Havalimanı ihalesini üçlü konsorsiyum aldı: Alarko-Metiş-Eko şirketleri...

Dünyaya gururla anlattığımız; yüksek teknolojiyle donatılmış Sabiha Gökçen Havalimanı’nın bir diğer özelliği vardı: 8.0 şiddetindeki depreme dayanıklıdır. Ki zemini bile sıkı etüt edilerek seçilmişti...

★★★

Alarko’yu bilirsiniz; İshak Alaton ve Üzeyir Garih’in şirketi...

Ya diğer ikisi?

Ankara merkezli Metiş ve Eko da büyük işler yapan tanınmış inşaat şirketleri idi.

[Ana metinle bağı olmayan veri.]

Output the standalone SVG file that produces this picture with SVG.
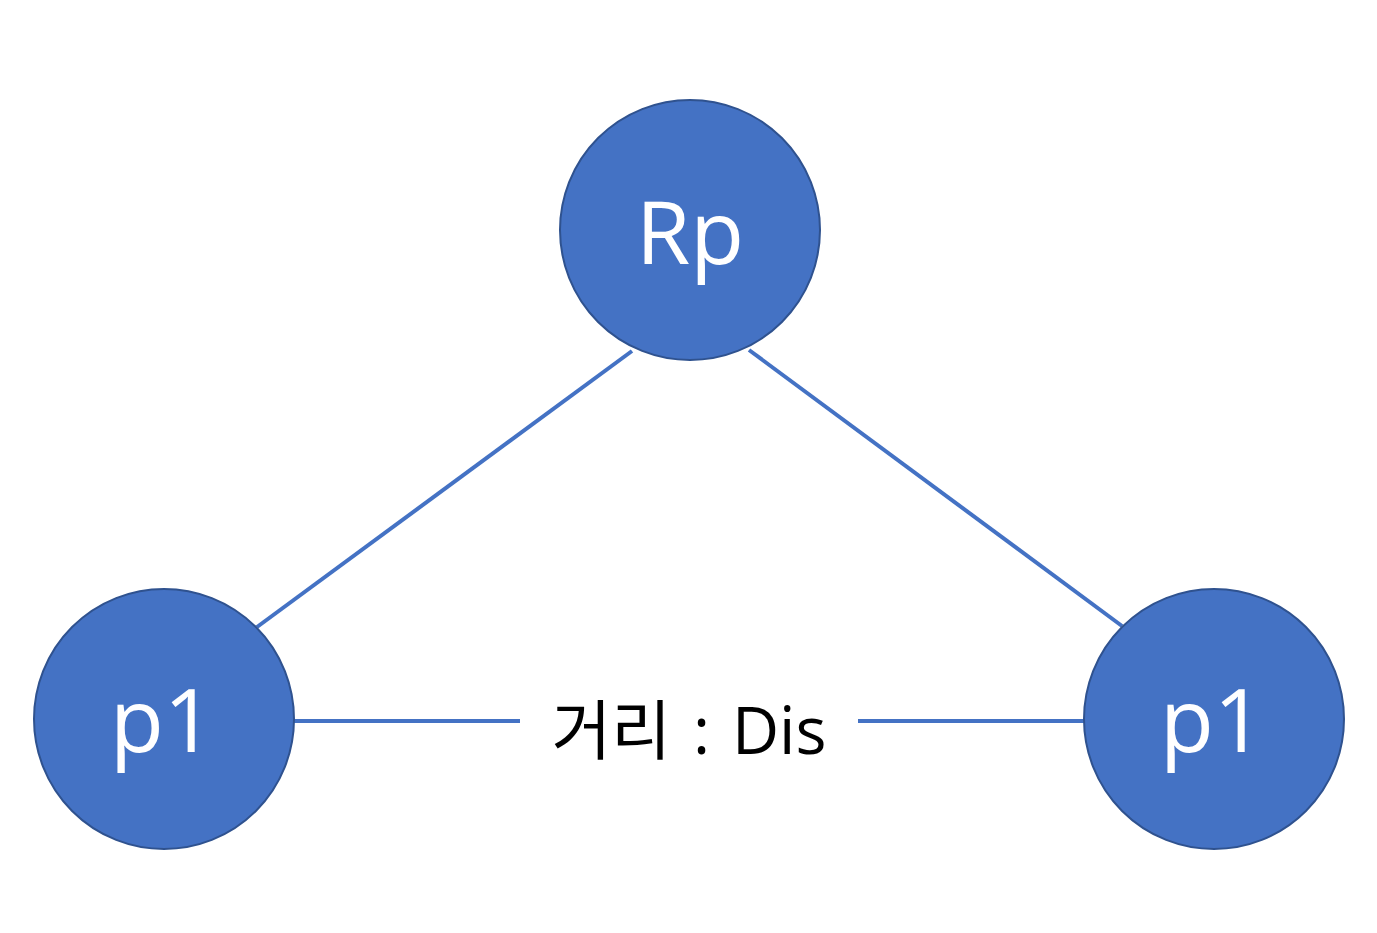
<svg xmlns="http://www.w3.org/2000/svg" width="1377" height="933" viewBox="0 0 1377 933">
<style>
.node{fill:#4472C4;stroke:#2F528F;stroke-width:2}
.lbl{fill:#FFFFFF;font-family:"Open Sans","Noto Sans CJK KR",sans-serif;font-size:88px;text-anchor:middle}
.edge{stroke:#4472C4;stroke-width:4;fill:none}
.elbl{fill:#000000;font-family:"Open Sans","Noto Sans CJK KR",sans-serif;font-size:65px;text-anchor:middle;word-spacing:5px}
</style>
<rect width="1377" height="933" fill="#FFFFFF"/>
<g id="connectors">
<line class="edge" x1="632" y1="351" x2="257" y2="627"/>
<line class="edge" x1="749" y1="350" x2="1122" y2="626"/>
<line class="edge" x1="294" y1="721" x2="520" y2="721"/>
<line class="edge" x1="858" y1="721" x2="1084" y2="721"/>
<text class="elbl" x="689" y="754">거리 : Dis</text>
</g>
<g id="node-rp">
<circle class="node" cx="690" cy="230" r="130"/>
<text class="lbl" x="690" y="264">Rp</text>
</g>
<g id="node-p1-left">
<circle class="node" cx="164" cy="719" r="130"/>
<text class="lbl" x="162" y="752">p1</text>
</g>
<g id="node-p1-right">
<circle class="node" cx="1214" cy="719" r="130"/>
<text class="lbl" x="1212" y="752">p1</text>
</g>
</svg>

Metiş, Libya gibi ülkelerde uluslararası iş yapan şirketti. Örneğin, ABD’nin Gana, Mali, Pakistan, Romanya, Gürcistan ve Katar’daki bina ve üstyapı projelerine imza atmıştı. Sahibi Kadir Sever, Türk Müteahhitler Birliği’nin uzun dönem başkanlığını yaptı.

Eko da yurtiçi ve yurtdışı onlarca büyük proje yapan inşaat şirketiydi. Uzmanlık alanı havalimanlarıydı; İzmir Adnan Menderes, Bodrum Milas Havalimanı ve Konya, Kayseri, Malatya, Elazığ, Diyarbakır, Bandırma, Akhisar, Muş, Batman, Merzifon ile İncirlik NATO Hava Üssü, Balgat Amerikan Hava Üssü askeri havaalanları... Sahibi İbrahim Yaykıran idi.

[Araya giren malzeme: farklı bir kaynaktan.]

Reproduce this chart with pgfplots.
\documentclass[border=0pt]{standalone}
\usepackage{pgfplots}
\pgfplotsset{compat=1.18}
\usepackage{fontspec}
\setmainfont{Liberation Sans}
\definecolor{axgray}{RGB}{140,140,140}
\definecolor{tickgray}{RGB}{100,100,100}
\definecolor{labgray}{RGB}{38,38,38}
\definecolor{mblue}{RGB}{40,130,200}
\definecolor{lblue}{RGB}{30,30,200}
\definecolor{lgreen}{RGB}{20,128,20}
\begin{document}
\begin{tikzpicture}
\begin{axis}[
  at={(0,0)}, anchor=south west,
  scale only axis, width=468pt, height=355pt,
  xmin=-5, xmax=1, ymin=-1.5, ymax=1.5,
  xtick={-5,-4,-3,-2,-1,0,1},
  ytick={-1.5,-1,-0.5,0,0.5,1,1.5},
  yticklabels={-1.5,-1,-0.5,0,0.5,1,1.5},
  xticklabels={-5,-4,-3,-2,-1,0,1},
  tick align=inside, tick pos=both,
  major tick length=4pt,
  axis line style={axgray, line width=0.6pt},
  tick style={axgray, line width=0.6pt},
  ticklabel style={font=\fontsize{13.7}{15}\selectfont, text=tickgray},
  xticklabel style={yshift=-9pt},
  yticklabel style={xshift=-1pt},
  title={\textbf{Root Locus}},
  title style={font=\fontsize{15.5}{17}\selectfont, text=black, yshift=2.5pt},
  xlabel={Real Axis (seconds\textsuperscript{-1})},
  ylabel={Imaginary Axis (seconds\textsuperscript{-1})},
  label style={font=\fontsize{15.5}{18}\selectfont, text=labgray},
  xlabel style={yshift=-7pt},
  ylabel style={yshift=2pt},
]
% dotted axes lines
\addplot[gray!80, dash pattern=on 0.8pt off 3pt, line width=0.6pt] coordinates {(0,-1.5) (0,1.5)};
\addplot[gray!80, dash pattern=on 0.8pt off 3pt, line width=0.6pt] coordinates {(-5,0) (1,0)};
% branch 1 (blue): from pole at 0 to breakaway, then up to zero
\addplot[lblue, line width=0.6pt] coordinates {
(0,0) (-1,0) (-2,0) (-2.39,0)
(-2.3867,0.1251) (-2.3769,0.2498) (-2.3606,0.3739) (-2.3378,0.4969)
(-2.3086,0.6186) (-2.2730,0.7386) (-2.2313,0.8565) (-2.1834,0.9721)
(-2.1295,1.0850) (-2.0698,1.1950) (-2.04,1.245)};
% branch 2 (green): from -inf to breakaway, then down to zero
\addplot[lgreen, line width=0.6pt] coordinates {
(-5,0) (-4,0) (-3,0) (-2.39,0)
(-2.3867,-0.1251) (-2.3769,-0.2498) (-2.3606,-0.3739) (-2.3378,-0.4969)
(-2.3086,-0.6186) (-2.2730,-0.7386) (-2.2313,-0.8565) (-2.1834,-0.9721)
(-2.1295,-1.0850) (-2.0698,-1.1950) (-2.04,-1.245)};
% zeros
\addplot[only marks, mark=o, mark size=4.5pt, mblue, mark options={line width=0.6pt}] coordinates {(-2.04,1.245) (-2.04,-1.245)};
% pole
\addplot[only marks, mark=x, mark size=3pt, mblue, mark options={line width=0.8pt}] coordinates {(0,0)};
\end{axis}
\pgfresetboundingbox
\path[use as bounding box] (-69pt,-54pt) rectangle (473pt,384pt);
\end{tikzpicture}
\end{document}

Ankara’da gazetecilik yapanlar bu şirketleri bilirdi.

Fakat:

Depreme dayanıklı inşaat yapan gerek Metiş gerekse Eko, havaalanı inşaatını tamamladıktan sonra iflaslarını istemek zorunda kaldı. Bu inşaat şirketleri depreme dayanıklı yapıların maliyetlerine mi dayanamadı? Kuşkusuz birden fazla sebep vardı iflaslarında...

★★★

Bu uzun girişi yapmamın sebebi; başta yazdığım yepyeni “karton evlerin” yıkılma görüntüleri oldu! Kime kızmamız gerekiyor?

Vatandaş, parasını denkleştirip bir daire alıyor.

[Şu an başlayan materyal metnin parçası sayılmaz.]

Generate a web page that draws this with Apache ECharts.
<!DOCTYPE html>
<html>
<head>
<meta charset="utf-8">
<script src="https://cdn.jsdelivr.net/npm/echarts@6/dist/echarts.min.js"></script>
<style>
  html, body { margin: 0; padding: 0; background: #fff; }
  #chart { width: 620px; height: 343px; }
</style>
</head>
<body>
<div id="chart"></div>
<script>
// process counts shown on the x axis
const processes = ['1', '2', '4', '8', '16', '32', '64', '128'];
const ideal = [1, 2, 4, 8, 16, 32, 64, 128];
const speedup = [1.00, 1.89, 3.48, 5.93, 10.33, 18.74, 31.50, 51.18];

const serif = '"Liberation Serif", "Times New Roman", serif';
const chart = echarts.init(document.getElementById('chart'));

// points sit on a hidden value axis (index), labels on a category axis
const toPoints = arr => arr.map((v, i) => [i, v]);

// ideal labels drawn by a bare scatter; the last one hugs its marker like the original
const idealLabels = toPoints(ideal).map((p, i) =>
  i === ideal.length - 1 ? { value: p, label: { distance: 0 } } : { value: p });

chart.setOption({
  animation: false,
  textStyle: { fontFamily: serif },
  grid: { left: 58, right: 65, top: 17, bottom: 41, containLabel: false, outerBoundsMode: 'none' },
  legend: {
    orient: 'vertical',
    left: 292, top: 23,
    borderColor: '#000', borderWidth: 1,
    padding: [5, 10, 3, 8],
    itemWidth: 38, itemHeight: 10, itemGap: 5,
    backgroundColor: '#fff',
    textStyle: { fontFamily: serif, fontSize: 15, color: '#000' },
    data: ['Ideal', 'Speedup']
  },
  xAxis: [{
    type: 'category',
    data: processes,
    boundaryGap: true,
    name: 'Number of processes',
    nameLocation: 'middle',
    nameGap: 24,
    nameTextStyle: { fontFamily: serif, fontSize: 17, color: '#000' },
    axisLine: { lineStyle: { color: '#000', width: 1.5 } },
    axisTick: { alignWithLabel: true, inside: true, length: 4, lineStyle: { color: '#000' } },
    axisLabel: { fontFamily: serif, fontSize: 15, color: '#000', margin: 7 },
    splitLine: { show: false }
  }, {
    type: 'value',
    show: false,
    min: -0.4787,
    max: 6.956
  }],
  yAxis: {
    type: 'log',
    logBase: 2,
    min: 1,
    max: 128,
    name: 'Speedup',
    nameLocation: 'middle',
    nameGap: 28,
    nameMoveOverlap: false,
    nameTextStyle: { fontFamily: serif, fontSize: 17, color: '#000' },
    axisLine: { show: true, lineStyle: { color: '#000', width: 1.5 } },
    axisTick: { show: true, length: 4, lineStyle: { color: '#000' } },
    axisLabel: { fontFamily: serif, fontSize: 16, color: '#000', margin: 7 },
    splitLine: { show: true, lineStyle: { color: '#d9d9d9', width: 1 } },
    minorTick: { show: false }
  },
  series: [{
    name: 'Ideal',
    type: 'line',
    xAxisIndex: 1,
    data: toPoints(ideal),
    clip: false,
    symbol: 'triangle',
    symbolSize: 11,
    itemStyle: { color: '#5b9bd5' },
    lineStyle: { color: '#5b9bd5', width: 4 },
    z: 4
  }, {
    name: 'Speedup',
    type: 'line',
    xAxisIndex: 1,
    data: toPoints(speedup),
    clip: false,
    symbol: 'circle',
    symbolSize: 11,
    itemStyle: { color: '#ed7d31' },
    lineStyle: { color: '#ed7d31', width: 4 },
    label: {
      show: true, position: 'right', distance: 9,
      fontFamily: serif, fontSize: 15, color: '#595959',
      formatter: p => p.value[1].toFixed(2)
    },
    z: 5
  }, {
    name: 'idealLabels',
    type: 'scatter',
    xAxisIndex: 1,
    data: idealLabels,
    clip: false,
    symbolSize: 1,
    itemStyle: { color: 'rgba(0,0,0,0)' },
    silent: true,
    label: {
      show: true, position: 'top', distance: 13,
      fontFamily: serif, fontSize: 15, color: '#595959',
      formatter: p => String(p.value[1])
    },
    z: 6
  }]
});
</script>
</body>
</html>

Nerden bilsin ki, müteahhit ne malzeme kullandı, ev depreme dayanıklı mı?

Nerden bilsin ki, belediye inşaatı denetledi mi?

Nerden bilsin ki, devlet arazi etüdü gibi deprem öncesi çalışmalar yaptı mı? Hukuki mevzuatları dayattı mı?

Kimsenin görevini yapmadığını bir kez daha gördük!

Devlet, depremden önce işini yapsa 21’inci yüzyılda hâlâ böylesine büyük yıkım olur mu?

Deprem haritasına göre Türkiye’nin yüzde 92’si deprem bölgeleri içerisinde yer  alıyor. Bu gerçeğe ve onca yaşanan depreme rağmen devlet parmağını niçin hiç kıpırdatmıyor? Devlet niçin hep seyirci?

Devletin varlık sebebi; halkına iyilik yapmaktır, kıymak değil.